What I’m excited about is the transition to the crowdsourcing element that's made the Schoenberg database so unique and powerful. We now can say, ‘Hey folks, you've been contributing information to the Schoenberg database, but now if you want to help us out more broadly, you can help us get more names into Wikidata.’

Anything else you want to share about your experience?

This has been a super rewarding experience for me. I now know so much more about folks involved in the manuscript tradition than I ever thought, and I have also come to understand the deep and underlying issues that exist related to cultural heritage.

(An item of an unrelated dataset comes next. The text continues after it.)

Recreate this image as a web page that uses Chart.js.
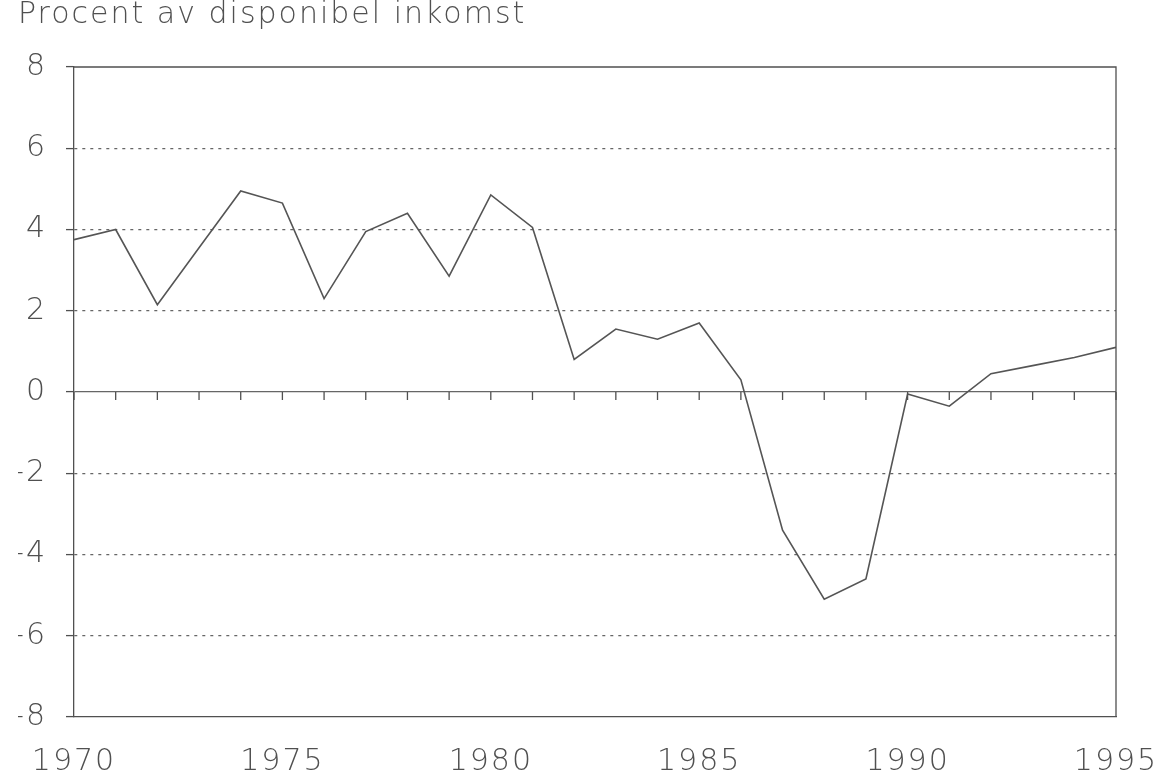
<!DOCTYPE html>
<html>
<head>
<meta charset="utf-8">
<script src="https://cdn.jsdelivr.net/npm/chart.js@4/dist/chart.umd.min.js"></script>
<style>
  html, body { margin: 0; padding: 0; background: #fff; }
  #wrap { width: 1157px; height: 776px; }
</style>
</head>
<body>
<div id="wrap"><canvas id="savingChart"></canvas></div>
<script>
  // Hushållens sparande, procent av disponibel inkomst
  const years = [1970, 1971, 1972, 1973, 1974, 1975, 1976, 1977, 1978, 1979,
                 1980, 1981, 1982, 1983, 1984, 1985, 1986, 1987, 1988, 1989,
                 1990, 1991, 1992, 1993, 1994, 1995];
  const savingRate = [3.75, 4.0, 2.15, 3.55, 4.95, 4.65, 2.3, 3.95, 4.4, 2.85,
                      4.85, 4.05, 0.8, 1.55, 1.3, 1.7, 0.3, -3.4, -5.1, -4.6,
                      -0.05, -0.35, 0.45, 0.65, 0.85, 1.1];
  const yTicks = [-8, -6, -4, -2, 0, 2, 4, 6, 8];
  const xTicks = [1970, 1975, 1980, 1985, 1990, 1995];
  const titleText = 'Procent av disponibel inkomst';

  const ink = '#505050';
  const fontFamily = "'DejaVu Sans', sans-serif";

  // wide, thin lettering like the plotter font
  const spacingPlugin = {
    id: 'spacing',
    beforeUpdate(chart) { chart.ctx.letterSpacing = '2px'; },
    beforeDraw(chart) { chart.ctx.letterSpacing = '2px'; }
  };

  // frame + small year ticks on the zero line
  const framePlugin = {
    id: 'frame',
    afterDatasetsDraw(chart) {
      const ctx = chart.ctx;
      const a = chart.chartArea;
      const x = chart.scales.x;
      const y = chart.scales.y;
      ctx.save();
      ctx.strokeStyle = ink;
      ctx.lineWidth = 1.3;
      ctx.beginPath();
      ctx.moveTo(a.left, a.top);
      ctx.lineTo(a.right, a.top);
      ctx.lineTo(a.right, a.bottom);
      ctx.stroke();
      const y0 = y.getPixelForValue(0);
      ctx.beginPath();
      years.forEach(yr => {
        const px = x.getPixelForValue(yr);
        ctx.moveTo(px, y0);
        ctx.lineTo(px, y0 + 8);
      });
      ctx.stroke();
      ctx.restore();
    }
  };

  const config = {
    type: 'line',
    data: {
      datasets: [{
        data: years.map((yr, i) => ({ x: yr, y: savingRate[i] })),
        borderColor: '#555',
        borderWidth: 1.6,
        pointRadius: 0,
        tension: 0,
        fill: false
      }]
    },
    options: {
      responsive: true,
      maintainAspectRatio: false,
      animation: false,
      layout: { padding: { left: 18, right: 41, top: 0, bottom: 0 } },
      scales: {
        x: {
          type: 'linear',
          min: 1970,
          max: 1995,
          afterBuildTicks: s => { s.ticks = xTicks.map(v => ({ value: v })); },
          afterFit: s => { s.height = 59; s.paddingLeft = 0; s.paddingRight = 0; },
          ticks: {
            color: ink,
            font: { family: fontFamily, size: 30, weight: 200, lineHeight: 1 },
            padding: 30,
            maxRotation: 0,
            autoSkip: false,
            callback: v => String(v)
          },
          grid: { display: false, drawTicks: false },
          border: { display: true, color: ink, width: 1.3 }
        },
        y: {
          min: -8,
          max: 8,
          afterBuildTicks: s => { s.ticks = yTicks.map(v => ({ value: v })); },
          afterFit: s => { s.width = 56; s.paddingTop = 0; s.paddingBottom = 0; },
          ticks: {
            color: ink,
            font: { family: fontFamily, size: 30, weight: 200, lineHeight: 1 },
            padding: 19,
            callback: v => String(v).replace('-', '\u2013')
          },
          grid: {
            drawTicks: true,
            tickLength: 8,
            tickColor: ink,
            tickWidth: 1.3,
            tickBorderDash: [],
            lineWidth: 1.2,
            color: c => (c.tick && Math.abs(c.tick.value) === 8) ? 'rgba(0,0,0,0)' : '#666'
          },
          border: {
            display: true,
            color: ink,
            width: 1.3,
            dash: c => (c.tick && c.tick.value === 0) ? [] : [3, 5]
          }
        }
      },
      plugins: {
        legend: { display: false },
        tooltip: { enabled: false },
        title: {
          display: true,
          text: titleText,
          align: 'start',
          color: ink,
          font: { family: fontFamily, size: 30, weight: 200, lineHeight: 1 },
          padding: { top: 0, bottom: 37 }
        }
      }
    },
    plugins: [spacingPlugin, framePlugin]
  };

  window.onload = function() {
    new Chart(document.getElementById('savingChart'), config);
  };
</script>
</body>
</html>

It's just really fragile. In a lot of cases, we just have a name recorded in one book, and that's it. That's the evidence that exists for this person in history. So just the idea that even if we take that one data point, if you will, and we disseminate it or replicate it and represent it in multiple datasets, then we’ve kept that one kernel of information alive. Even if someone’s existence is simply documented in just one place, we can now sort of multiply that across the digital record.

To me, that's the coolest part of this kind of work in terms of linked data. We're not making up information about that person. We're just simply saying, this person is represented in this place, and the more datasets we can have that data point in, the more evidence of that person's existence can unfold in the future. That person becomes more than just a name in the marginalia.